- [What you need to do]
Set all the material down again unchanged, without the pictures.

>> Start

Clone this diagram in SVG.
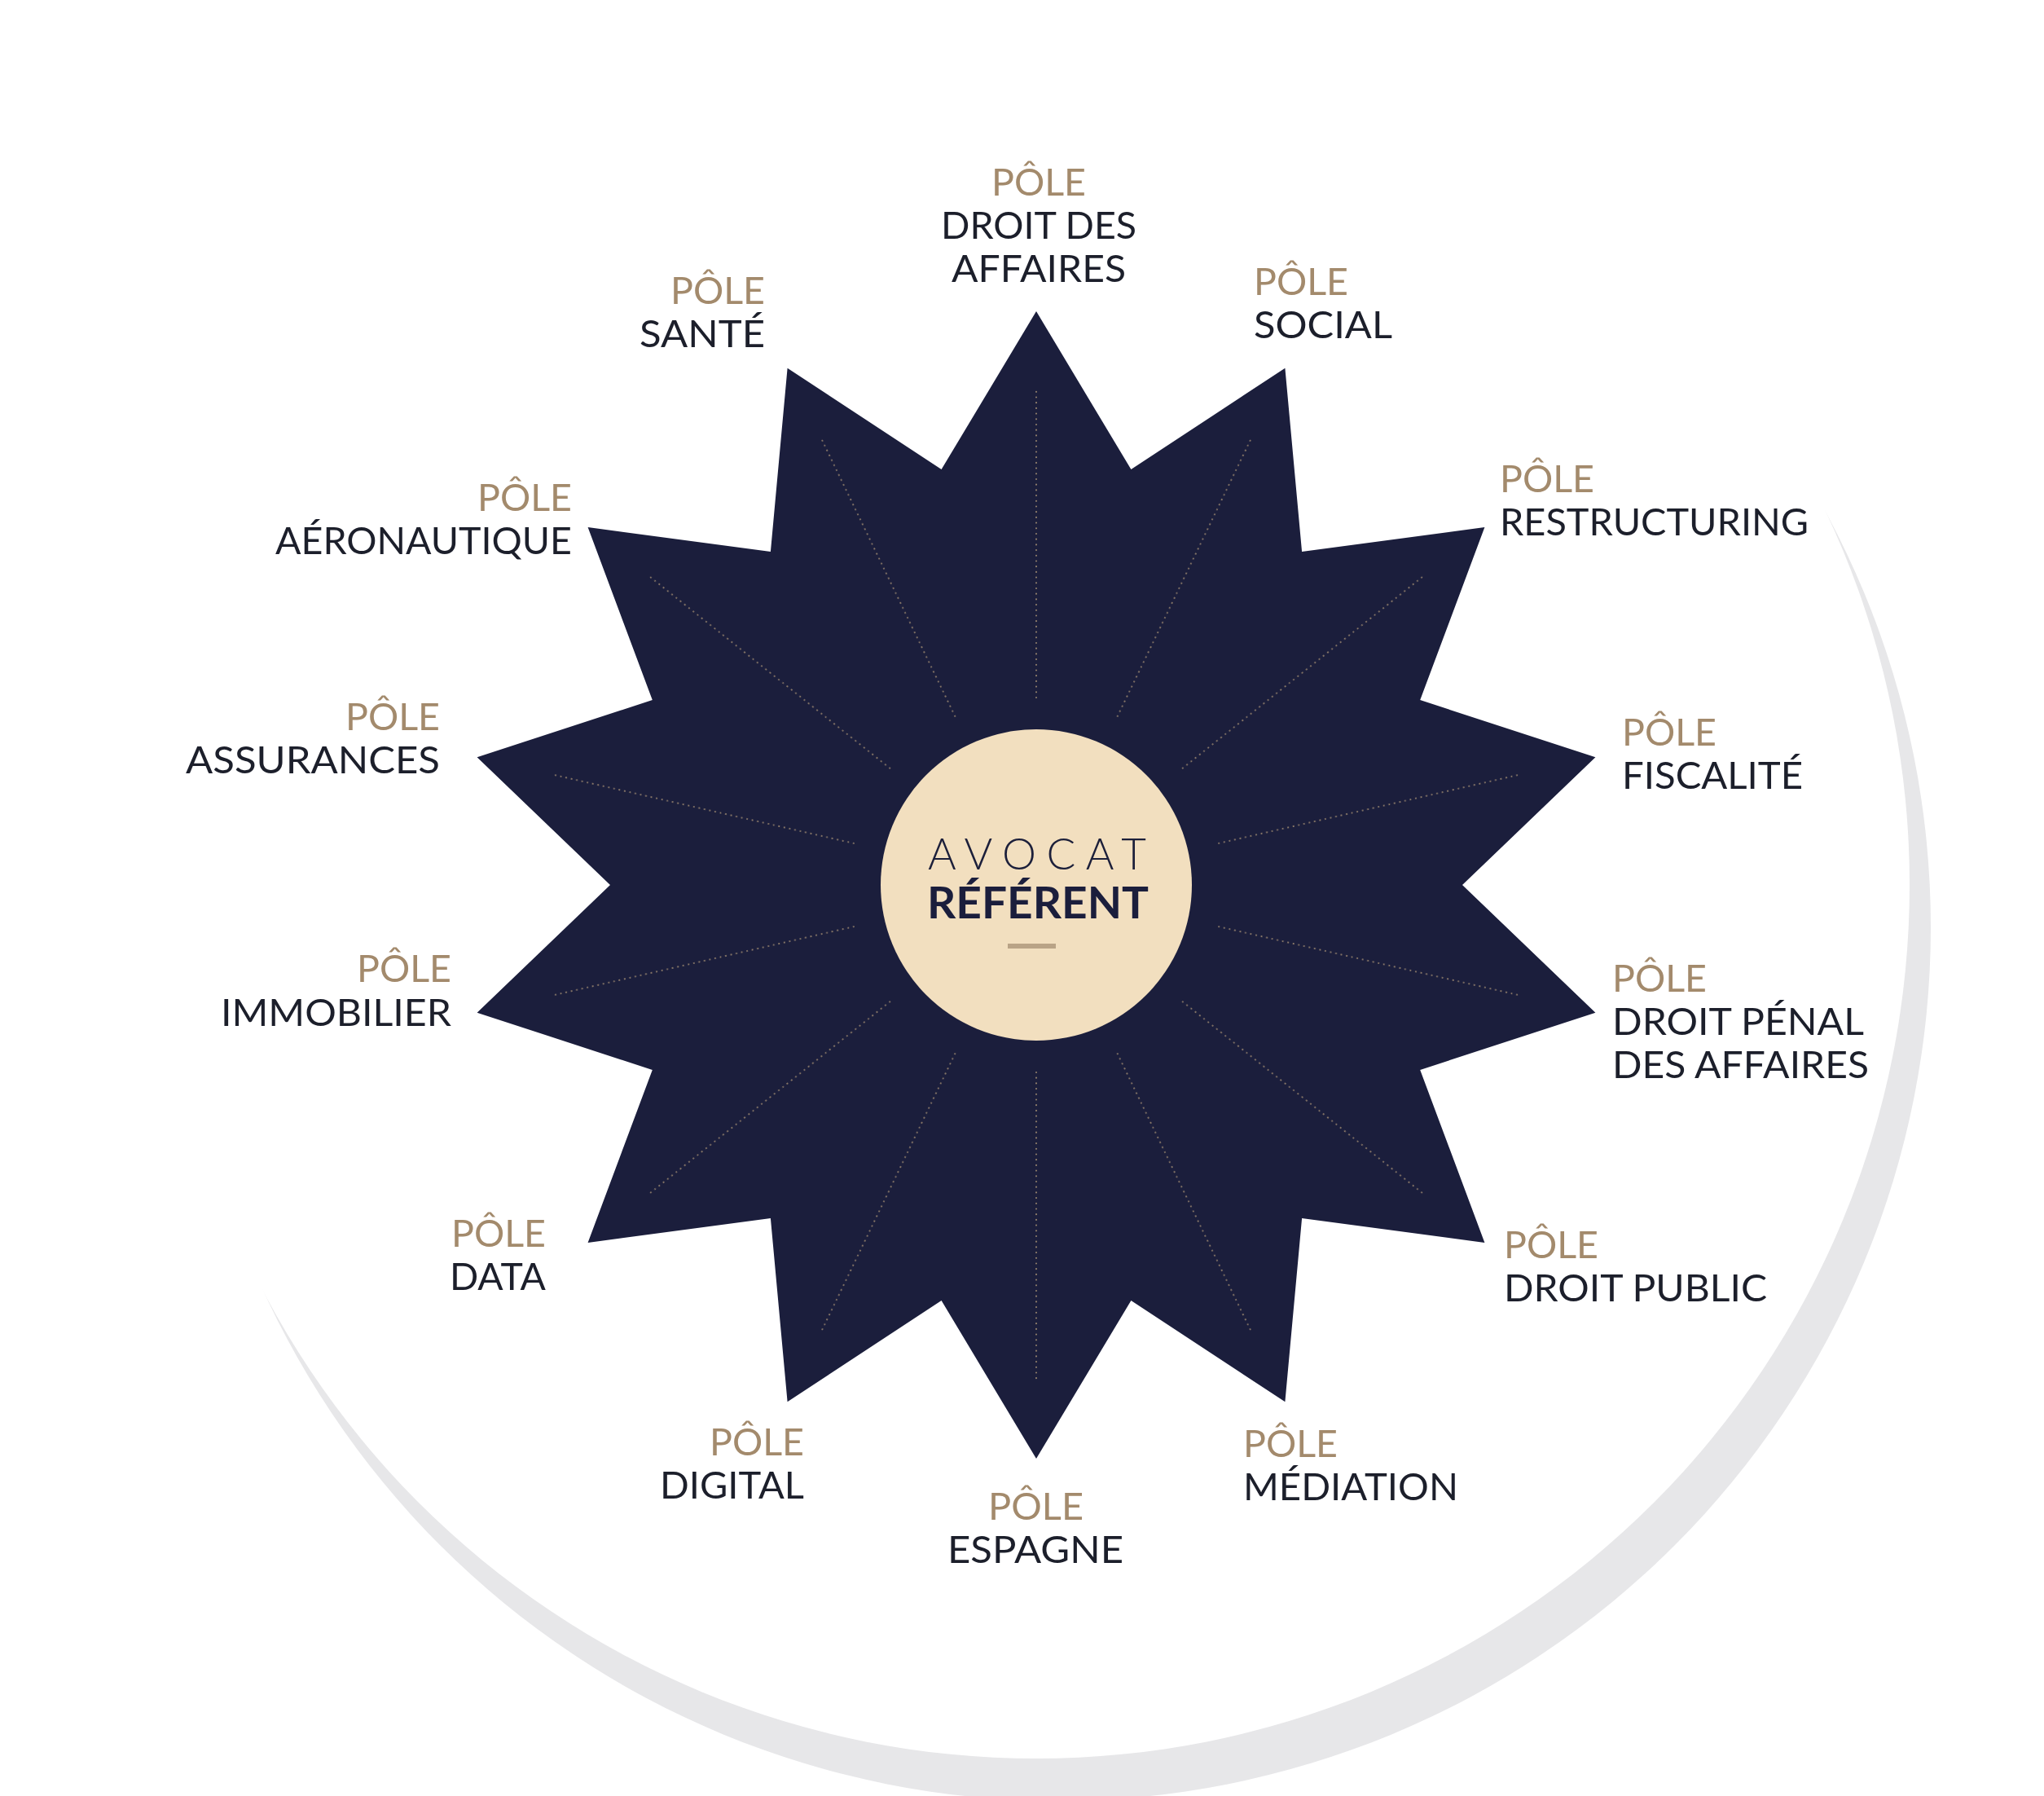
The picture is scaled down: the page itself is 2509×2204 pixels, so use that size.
<svg xmlns="http://www.w3.org/2000/svg" width="2509" height="2204" viewBox="0 0 2509 2204">
  <style>
    .pole { font-family: Lato, "Liberation Sans", sans-serif; font-size: 46px; font-weight: 400; fill: #a38a6c; }
    .name { font-family: Lato, "Liberation Sans", sans-serif; font-size: 46px; fill: #1c1f2b; }
    .ray { stroke: #a38e74; stroke-width: 2.2; stroke-linecap: round; stroke-dasharray: 0 6.7; fill: none; opacity: 0.85; }
  </style>
  <defs>
    <line id="rayline" x1="1272" y1="856" x2="1272" y2="475"/>
  </defs>
  <rect width="2509" height="2204" fill="#ffffff"/>
  <g id="backdrop">
    <circle cx="1298" cy="1138" r="1072" fill="#e7e7e9"/>
    <circle cx="1272" cy="1086" r="1072" fill="#ffffff"/>
  </g>
  <g id="star">
    <polygon fill="#1b1e3c" points="1272,382 1388.4,576.1 1577.4,451.7 1598.1,677.1 1822.4,647.1 1743.2,859.1 1958.4,929.3 1795,1086 1958.4,1242.7 1743.2,1312.9 1822.4,1524.9 1598.1,1494.9 1577.4,1720.3 1388.4,1595.9 1272,1790 1155.6,1595.9 966.6,1720.3 945.9,1494.9 721.6,1524.9 800.8,1312.9 585.6,1242.7 749,1086 585.6,929.3 800.8,859.1 721.6,647.1 945.9,677.1 966.6,451.7 1155.6,576.1"/>
  </g>
  <g id="connectors" class="ray">
    <use href="#rayline"/>
    <use href="#rayline" transform="rotate(25.7143 1272 1086)"/>
    <use href="#rayline" transform="rotate(51.4286 1272 1086)"/>
    <use href="#rayline" transform="rotate(77.1429 1272 1086)"/>
    <use href="#rayline" transform="rotate(102.857 1272 1086)"/>
    <use href="#rayline" transform="rotate(128.571 1272 1086)"/>
    <use href="#rayline" transform="rotate(154.286 1272 1086)"/>
    <use href="#rayline" transform="rotate(180 1272 1086)"/>
    <use href="#rayline" transform="rotate(205.714 1272 1086)"/>
    <use href="#rayline" transform="rotate(231.429 1272 1086)"/>
    <use href="#rayline" transform="rotate(257.143 1272 1086)"/>
    <use href="#rayline" transform="rotate(282.857 1272 1086)"/>
    <use href="#rayline" transform="rotate(308.571 1272 1086)"/>
    <use href="#rayline" transform="rotate(334.286 1272 1086)"/>
  </g>
  <g id="avocat-referent">
    <circle cx="1272" cy="1086" r="191" fill="#f2dfbf"/>
    <text x="1139" y="1067" textLength="268" lengthAdjust="spacing" style="font-family: Lato, 'Liberation Sans', sans-serif; font-size: 53px; font-weight: 300; fill: #1c1f3a;">AVOCAT</text>
    <text x="1138" y="1127" textLength="272" lengthAdjust="spacingAndGlyphs" style="font-family: Lato, 'Liberation Sans', sans-serif; font-size: 53px; font-weight: 700; fill: #1b1e3c;">RÉFÉRENT</text>
    <rect x="1237" y="1158" width="59" height="6" fill="#b9a386"/>
  </g>
  <g id="pole-droit-des-affaires">
    <text class="pole" x="1217" y="240" textLength="116" lengthAdjust="spacingAndGlyphs">PÔLE</text>
    <text class="name" x="1155" y="293" textLength="240" lengthAdjust="spacingAndGlyphs">DROIT DES</text>
    <text class="name" x="1168" y="346" textLength="214" lengthAdjust="spacingAndGlyphs">AFFAIRES</text>
  </g>
  <g id="pole-social">
    <text class="pole" x="1539" y="362" textLength="116" lengthAdjust="spacingAndGlyphs">PÔLE</text>
    <text class="name" x="1539" y="415" textLength="170" lengthAdjust="spacingAndGlyphs">SOCIAL</text>
  </g>
  <g id="pole-restructuring">
    <text class="pole" x="1841" y="604" textLength="116" lengthAdjust="spacingAndGlyphs">PÔLE</text>
    <text class="name" x="1841" y="657" textLength="379" lengthAdjust="spacingAndGlyphs">RESTRUCTURING</text>
  </g>
  <g id="pole-fiscalite">
    <text class="pole" x="1991" y="915" textLength="116" lengthAdjust="spacingAndGlyphs">PÔLE</text>
    <text class="name" x="1991" y="968" textLength="222" lengthAdjust="spacingAndGlyphs">FISCALITÉ</text>
  </g>
  <g id="pole-droit-penal">
    <text class="pole" x="1979" y="1217" textLength="116" lengthAdjust="spacingAndGlyphs">PÔLE</text>
    <text class="name" x="1979" y="1270" textLength="309" lengthAdjust="spacingAndGlyphs">DROIT PÉNAL</text>
    <text class="name" x="1979" y="1323" textLength="315" lengthAdjust="spacingAndGlyphs">DES AFFAIRES</text>
  </g>
  <g id="pole-droit-public">
    <text class="pole" x="1846" y="1544" textLength="116" lengthAdjust="spacingAndGlyphs">PÔLE</text>
    <text class="name" x="1846" y="1597" textLength="323" lengthAdjust="spacingAndGlyphs">DROIT PUBLIC</text>
  </g>
  <g id="pole-mediation">
    <text class="pole" x="1526" y="1788" textLength="116" lengthAdjust="spacingAndGlyphs">PÔLE</text>
    <text class="name" x="1526" y="1841" textLength="264" lengthAdjust="spacingAndGlyphs">MÉDIATION</text>
  </g>
  <g id="pole-espagne">
    <text class="pole" x="1213" y="1865" textLength="117" lengthAdjust="spacingAndGlyphs">PÔLE</text>
    <text class="name" x="1163" y="1918" textLength="216" lengthAdjust="spacingAndGlyphs">ESPAGNE</text>
  </g>
  <g id="pole-digital">
    <text class="pole" x="871" y="1786" textLength="116" lengthAdjust="spacingAndGlyphs">PÔLE</text>
    <text class="name" x="810" y="1839" textLength="177" lengthAdjust="spacingAndGlyphs">DIGITAL</text>
  </g>
  <g id="pole-data">
    <text class="pole" x="554" y="1530" textLength="116" lengthAdjust="spacingAndGlyphs">PÔLE</text>
    <text class="name" x="552" y="1583" textLength="118" lengthAdjust="spacingAndGlyphs">DATA</text>
  </g>
  <g id="pole-immobilier">
    <text class="pole" x="438" y="1205" textLength="116" lengthAdjust="spacingAndGlyphs">PÔLE</text>
    <text class="name" x="271" y="1259" textLength="283" lengthAdjust="spacingAndGlyphs">IMMOBILIER</text>
  </g>
  <g id="pole-assurances">
    <text class="pole" x="424" y="896" textLength="116" lengthAdjust="spacingAndGlyphs">PÔLE</text>
    <text class="name" x="228" y="949" textLength="312" lengthAdjust="spacingAndGlyphs">ASSURANCES</text>
  </g>
  <g id="pole-aeronautique">
    <text class="pole" x="586" y="627" textLength="116" lengthAdjust="spacingAndGlyphs">PÔLE</text>
    <text class="name" x="338" y="680" textLength="364" lengthAdjust="spacingAndGlyphs">AÉRONAUTIQUE</text>
  </g>
  <g id="pole-sante">
    <text class="pole" x="823" y="373" textLength="116" lengthAdjust="spacingAndGlyphs">PÔLE</text>
    <text class="name" x="785" y="426" textLength="154" lengthAdjust="spacingAndGlyphs">SANTÉ</text>
  </g>
</svg>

>> End

- [Final result]
Clone this diagram in SVG.
The picture is scaled down: the page itself is 2509×2204 pixels, so use that size.
<svg xmlns="http://www.w3.org/2000/svg" width="2509" height="2204" viewBox="0 0 2509 2204">
  <style>
    .pole { font-family: Lato, "Liberation Sans", sans-serif; font-size: 46px; font-weight: 400; fill: #a38a6c; }
    .name { font-family: Lato, "Liberation Sans", sans-serif; font-size: 46px; fill: #1c1f2b; }
    .ray { stroke: #a38e74; stroke-width: 2.2; stroke-linecap: round; stroke-dasharray: 0 6.7; fill: none; opacity: 0.85; }
  </style>
  <defs>
    <line id="rayline" x1="1272" y1="856" x2="1272" y2="475"/>
  </defs>
  <rect width="2509" height="2204" fill="#ffffff"/>
  <g id="backdrop">
    <circle cx="1298" cy="1138" r="1072" fill="#e7e7e9"/>
    <circle cx="1272" cy="1086" r="1072" fill="#ffffff"/>
  </g>
  <g id="star">
    <polygon fill="#1b1e3c" points="1272,382 1388.4,576.1 1577.4,451.7 1598.1,677.1 1822.4,647.1 1743.2,859.1 1958.4,929.3 1795,1086 1958.4,1242.7 1743.2,1312.9 1822.4,1524.9 1598.1,1494.9 1577.4,1720.3 1388.4,1595.9 1272,1790 1155.6,1595.9 966.6,1720.3 945.9,1494.9 721.6,1524.9 800.8,1312.9 585.6,1242.7 749,1086 585.6,929.3 800.8,859.1 721.6,647.1 945.9,677.1 966.6,451.7 1155.6,576.1"/>
  </g>
  <g id="connectors" class="ray">
    <use href="#rayline"/>
    <use href="#rayline" transform="rotate(25.7143 1272 1086)"/>
    <use href="#rayline" transform="rotate(51.4286 1272 1086)"/>
    <use href="#rayline" transform="rotate(77.1429 1272 1086)"/>
    <use href="#rayline" transform="rotate(102.857 1272 1086)"/>
    <use href="#rayline" transform="rotate(128.571 1272 1086)"/>
    <use href="#rayline" transform="rotate(154.286 1272 1086)"/>
    <use href="#rayline" transform="rotate(180 1272 1086)"/>
    <use href="#rayline" transform="rotate(205.714 1272 1086)"/>
    <use href="#rayline" transform="rotate(231.429 1272 1086)"/>
    <use href="#rayline" transform="rotate(257.143 1272 1086)"/>
    <use href="#rayline" transform="rotate(282.857 1272 1086)"/>
    <use href="#rayline" transform="rotate(308.571 1272 1086)"/>
    <use href="#rayline" transform="rotate(334.286 1272 1086)"/>
  </g>
  <g id="avocat-referent">
    <circle cx="1272" cy="1086" r="191" fill="#f2dfbf"/>
    <text x="1139" y="1067" textLength="268" lengthAdjust="spacing" style="font-family: Lato, 'Liberation Sans', sans-serif; font-size: 53px; font-weight: 300; fill: #1c1f3a;">AVOCAT</text>
    <text x="1138" y="1127" textLength="272" lengthAdjust="spacingAndGlyphs" style="font-family: Lato, 'Liberation Sans', sans-serif; font-size: 53px; font-weight: 700; fill: #1b1e3c;">RÉFÉRENT</text>
    <rect x="1237" y="1158" width="59" height="6" fill="#b9a386"/>
  </g>
  <g id="pole-droit-des-affaires">
    <text class="pole" x="1217" y="240" textLength="116" lengthAdjust="spacingAndGlyphs">PÔLE</text>
    <text class="name" x="1155" y="293" textLength="240" lengthAdjust="spacingAndGlyphs">DROIT DES</text>
    <text class="name" x="1168" y="346" textLength="214" lengthAdjust="spacingAndGlyphs">AFFAIRES</text>
  </g>
  <g id="pole-social">
    <text class="pole" x="1539" y="362" textLength="116" lengthAdjust="spacingAndGlyphs">PÔLE</text>
    <text class="name" x="1539" y="415" textLength="170" lengthAdjust="spacingAndGlyphs">SOCIAL</text>
  </g>
  <g id="pole-restructuring">
    <text class="pole" x="1841" y="604" textLength="116" lengthAdjust="spacingAndGlyphs">PÔLE</text>
    <text class="name" x="1841" y="657" textLength="379" lengthAdjust="spacingAndGlyphs">RESTRUCTURING</text>
  </g>
  <g id="pole-fiscalite">
    <text class="pole" x="1991" y="915" textLength="116" lengthAdjust="spacingAndGlyphs">PÔLE</text>
    <text class="name" x="1991" y="968" textLength="222" lengthAdjust="spacingAndGlyphs">FISCALITÉ</text>
  </g>
  <g id="pole-droit-penal">
    <text class="pole" x="1979" y="1217" textLength="116" lengthAdjust="spacingAndGlyphs">PÔLE</text>
    <text class="name" x="1979" y="1270" textLength="309" lengthAdjust="spacingAndGlyphs">DROIT PÉNAL</text>
    <text class="name" x="1979" y="1323" textLength="315" lengthAdjust="spacingAndGlyphs">DES AFFAIRES</text>
  </g>
  <g id="pole-droit-public">
    <text class="pole" x="1846" y="1544" textLength="116" lengthAdjust="spacingAndGlyphs">PÔLE</text>
    <text class="name" x="1846" y="1597" textLength="323" lengthAdjust="spacingAndGlyphs">DROIT PUBLIC</text>
  </g>
  <g id="pole-mediation">
    <text class="pole" x="1526" y="1788" textLength="116" lengthAdjust="spacingAndGlyphs">PÔLE</text>
    <text class="name" x="1526" y="1841" textLength="264" lengthAdjust="spacingAndGlyphs">MÉDIATION</text>
  </g>
  <g id="pole-espagne">
    <text class="pole" x="1213" y="1865" textLength="117" lengthAdjust="spacingAndGlyphs">PÔLE</text>
    <text class="name" x="1163" y="1918" textLength="216" lengthAdjust="spacingAndGlyphs">ESPAGNE</text>
  </g>
  <g id="pole-digital">
    <text class="pole" x="871" y="1786" textLength="116" lengthAdjust="spacingAndGlyphs">PÔLE</text>
    <text class="name" x="810" y="1839" textLength="177" lengthAdjust="spacingAndGlyphs">DIGITAL</text>
  </g>
  <g id="pole-data">
    <text class="pole" x="554" y="1530" textLength="116" lengthAdjust="spacingAndGlyphs">PÔLE</text>
    <text class="name" x="552" y="1583" textLength="118" lengthAdjust="spacingAndGlyphs">DATA</text>
  </g>
  <g id="pole-immobilier">
    <text class="pole" x="438" y="1205" textLength="116" lengthAdjust="spacingAndGlyphs">PÔLE</text>
    <text class="name" x="271" y="1259" textLength="283" lengthAdjust="spacingAndGlyphs">IMMOBILIER</text>
  </g>
  <g id="pole-assurances">
    <text class="pole" x="424" y="896" textLength="116" lengthAdjust="spacingAndGlyphs">PÔLE</text>
    <text class="name" x="228" y="949" textLength="312" lengthAdjust="spacingAndGlyphs">ASSURANCES</text>
  </g>
  <g id="pole-aeronautique">
    <text class="pole" x="586" y="627" textLength="116" lengthAdjust="spacingAndGlyphs">PÔLE</text>
    <text class="name" x="338" y="680" textLength="364" lengthAdjust="spacingAndGlyphs">AÉRONAUTIQUE</text>
  </g>
  <g id="pole-sante">
    <text class="pole" x="823" y="373" textLength="116" lengthAdjust="spacingAndGlyphs">PÔLE</text>
    <text class="name" x="785" y="426" textLength="154" lengthAdjust="spacingAndGlyphs">SANTÉ</text>
  </g>
</svg>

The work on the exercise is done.